There are worse fathers, those who don't care at all, molesters, alcoholics, abusers... This is how I try to make myself feel better. I hope and pray that my efforts can counter at least *some* of the effects of his on their growing and developing minds. The guilt comes when I realize there is no way to counter all of them.
Monday, October 02, 2006
repent sinners!
I'm starving.
Decided to fast for the day in an uncharacteristically Jewish move, and now I'm suffering for it.
I've done this before but don't remember it being so difficult!
Part of the problem is that I'm at work and thus required to be productive. Its not like I am doing it because of my beliefs or anything, so it seems like, well, I'm hungry, just give up and eat! But that would be admitting failure and weakness, so I'm still going. Its already 5:30 so I'm in the home stretch. How can those Ethiopians stand it? Are they even still starving in Ethiopia? I am definitely a child of the 80's.
Well, I saw off my good friend who is going to Air Force officer school, and is moving away forever. Its really sad! Hopefully he'll be stationed somewhere cool so I'll want to visit him. Its going to be so weird not having him around! And sad. Also he can't help me move. so sad, on so many different levels :P
I had a massage where the woman now thinks I'm a lunatic, and I can never go back to her, because I didn't recognize her from the last time so when she asked if she'd ever had me I said 'no' but then later on realized it was definitely her! She recognized me too, but didn't really say anything, probably because you are supposed to humor the insane. Awkward!!

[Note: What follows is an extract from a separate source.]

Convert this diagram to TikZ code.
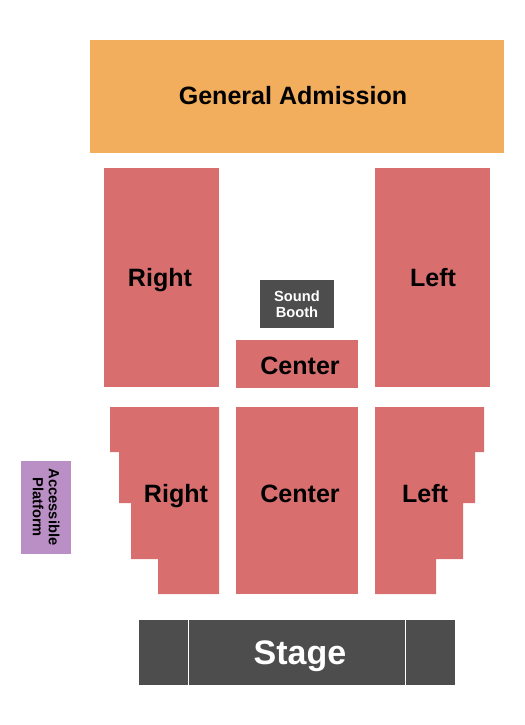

The chick who I bought my house from read my blog and called to apologize for having to do the 30 day rent back and for the misunderstanding with the notification, how nice is that? I wish they weren't moving so they could be my neighbors! Just another example of how dangerous the web can be, *anyone* can read what you write and well, I still don't care and am going to say whatever I want! Not that I don't edit my thoughts at all, but in general, its not really an outlet if I have to do too much censoring!